REPUBLIKA.CO.ID., ANKARA -- Perang Rusia-Ukraina akan berakhir di meja perundingan, bukan di medan perang, kata Menteri Luar Negeri Turki Mevlut Cavusoglu pada Rabu (23/11/2022), menyoroti upaya negara itu untuk menengahi penyelesaian konflik.
"Dengan satu atau lain cara, perang ini akan berakhir di atas meja. Kami tidak berpikir ini akan berakhir dengan perolehan militer di lapangan. Meski begitu, ada risiko perang yang dapat berlangsung selama beberapa dekade," kata Cavusoglu dalam konferensi tentang kebijakan luar negeri kemanusiaan dan kemanusiaan Türkiye di ibu kota Ankara.
Pada pembicaraan damai dua hari yang terpisah antara delegasi Rusia dan Ukraina yang diadakan di Istanbul pada bulan Maret nanti, Cavusoglu mengatakan, "Sebenarnya, ketika kami berkumpul bersama di Istanbul, pihak-pihak sudah sangat dekat dengan gencatan senjata."
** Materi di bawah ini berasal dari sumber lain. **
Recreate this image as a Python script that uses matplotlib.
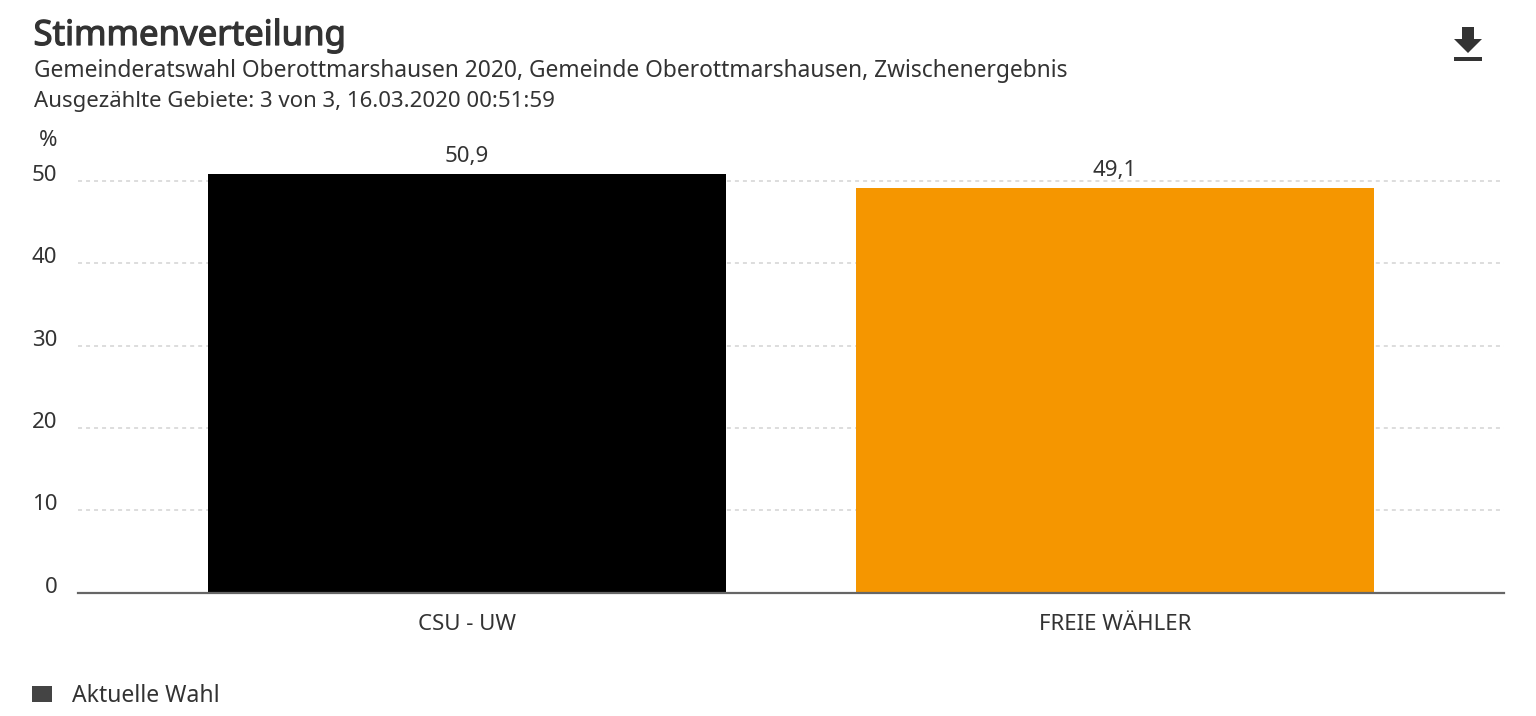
import matplotlib
matplotlib.use("Agg")
import matplotlib.pyplot as plt
import matplotlib.patheffects as pe
from matplotlib.patches import Polygon, Rectangle

parties = ["CSU - UW", "FREIE WÄHLER"]
shares = [50.9, 49.1]
share_labels = ["50,9", "49,1"]
bar_colors = ["#000000", "#f59600"]
y_ticks = [0, 10, 20, 30, 40, 50]

title = "Stimmenverteilung"
subtitle_1 = "Gemeinderatswahl Oberottmarshausen 2020, Gemeinde Oberottmarshausen, Zwischenergebnis"
subtitle_2 = "Ausgezählte Gebiete: 3 von 3, 16.03.2020 00:51:59"
legend_label = "Aktuelle Wahl"

W, H = 1536, 716
TEXT = "#333333"

plt.rcParams["font.family"] = ["Noto Sans", "DejaVu Sans"]

fig = plt.figure(figsize=(W / 100, H / 100), dpi=100)


def fx(px):
    return px / W


def fy(py):
    return 1 - py / H


# axes box, measured in pixels off the reference
left, right, top, bottom = 78, 1504, 164.5, 592.5
ax = fig.add_axes([fx(left), fy(bottom), fx(right - left), (bottom - top) / H])

ax.bar(range(len(parties)), shares, width=0.8, color=bar_colors, zorder=3)
ax.set_xlim(-0.6, 1.6)
ax.set_ylim(0, 52)

for i, label in enumerate(share_labels):
    ax.annotate(label, (i, shares[i]), xytext=(0, 5), textcoords="offset points",
                ha="center", va="bottom", fontsize=16, color=TEXT)

ax.set_xticks(range(len(parties)), parties)
ax.set_yticks(y_ticks)
ax.tick_params(axis="x", length=0, pad=15.5, labelsize=16, labelcolor=TEXT)
ax.tick_params(axis="y", length=0, labelleft=False)
for v in y_ticks:
    ax.annotate(str(v), (0, v), xycoords=ax.get_yaxis_transform(), xytext=(-15, 3.8),
                textcoords="offset points", ha="right", va="center",
                fontsize=16, color=TEXT)

ax.grid(axis="y", color="#dddddd", linewidth=1.4, linestyle=(0, (2.06, 2.06)), zorder=1)
ax.set_axisbelow(True)
for name in ["top", "left", "right"]:
    ax.spines[name].set_visible(False)
ax.spines["bottom"].set_color("#666666")
ax.spines["bottom"].set_linewidth(1.6)
ax.spines["bottom"].set_zorder(4)
ax.yaxis.get_gridlines()[0].set_visible(False)

# Noto Sans has no heavier weight here, so thicken the title with a thin stroke
fig.text(fx(33.5), fy(36), title, fontsize=25, color=TEXT, va="center",
         path_effects=[pe.withStroke(linewidth=0.9, foreground=TEXT)])
fig.text(fx(34), fy(71), subtitle_1, fontsize=16.4, color=TEXT, va="center")
fig.text(fx(34), fy(101), subtitle_2, fontsize=16, color=TEXT, va="center")
fig.text(fx(57.5), fy(140), "%", fontsize=16, color=TEXT, ha="right", va="center")

# legend
fig.add_artist(Rectangle((fx(32), fy(702)), 20 / W, 16 / H, color="#444444", linewidth=0,
                         transform=fig.transFigure))
fig.text(fx(72), fy(696), legend_label, fontsize=16.5, color=TEXT, va="center")

# download icon
arrow = [(1462, 27), (1474, 27), (1474, 39), (1482, 39), (1468, 53), (1454, 39), (1462, 39)]
fig.add_artist(Polygon([(fx(x), fy(y)) for x, y in arrow], closed=True, color=TEXT,
                       linewidth=0, transform=fig.transFigure))
fig.add_artist(Rectangle((fx(1454), fy(61)), 28 / W, 4 / H, color=TEXT, linewidth=0,
                         transform=fig.transFigure))

fig.savefig("out.png", dpi=100)
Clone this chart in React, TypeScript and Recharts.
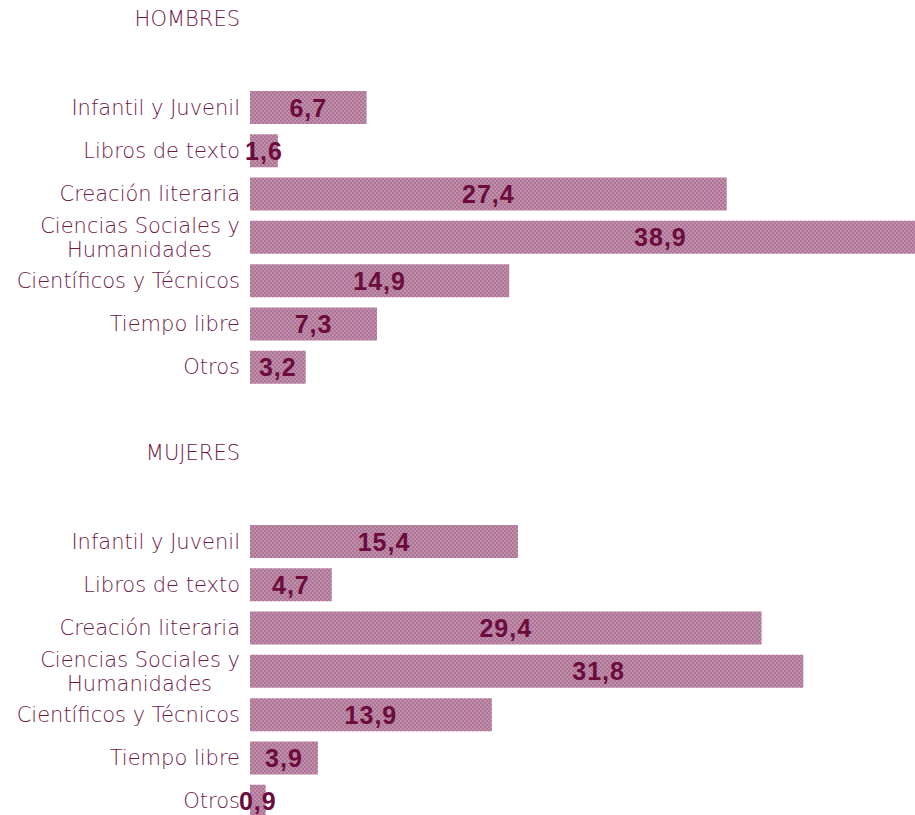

Menekankan pentingnya kebijakan keseimbangan Turki dalam perang Rusia-Ukraina, dia mengatakan Presiden Recep Tayyip Erdogan adalah satu-satunya pemimpin di NATO yang dapat bertemu secara setara dengan rekan-rekannya dari Rusia dan Ukraina.
“Menjadi negara NATO bukan berarti kita tidak bisa bertemu dengan Rusia atau negara lain. Keseimbangan ini perlu dijaga dengan baik.”
Turki adalah pelopor dalam masalah mediasi dalam organisasi seperti PBB, Organisasi untuk Keamanan dan Kerjasama di Eropa (OSCE), dan Organisasi Kerjasama Islam, tambah dia.
Pertukaran tahanan antara Rusia dan Ukraina juga diamankan atas prakarsa Presiden Erdogan, katanya, menambahkan bahwa Ankara juga memainkan peran memfasilitasi dalam pembicaraan tentang masalah pembangkit listrik tenaga nuklir Zaporizhzhia.
Dia mengkritik reaksi dari Uni Eropa, AS, Yunani, dan otoritas Siprus Yunani terhadap pengakuan Republik Turki Siprus Utara (TRNC) sebagai anggota pengamat Organisasi Negara-negara Turki.
"Mereka mengancam negara-negara Turki dan menekan mereka, tetapi mereka melihat bahwa dunia Turki tidak lagi tunduk pada ancaman dan tekanan seperti itu."
Selain memuji inisiatif Turki di Afrika dan Amerika Latin, Cavusoglu mengatakan perdagangan negara itu dengan Afrika telah meroket dari 4,5 miliar dolar AS menjadi 35,4 miliar dolar AS, ditetapkan mencapai 45 miliar dolar AS tahun ini.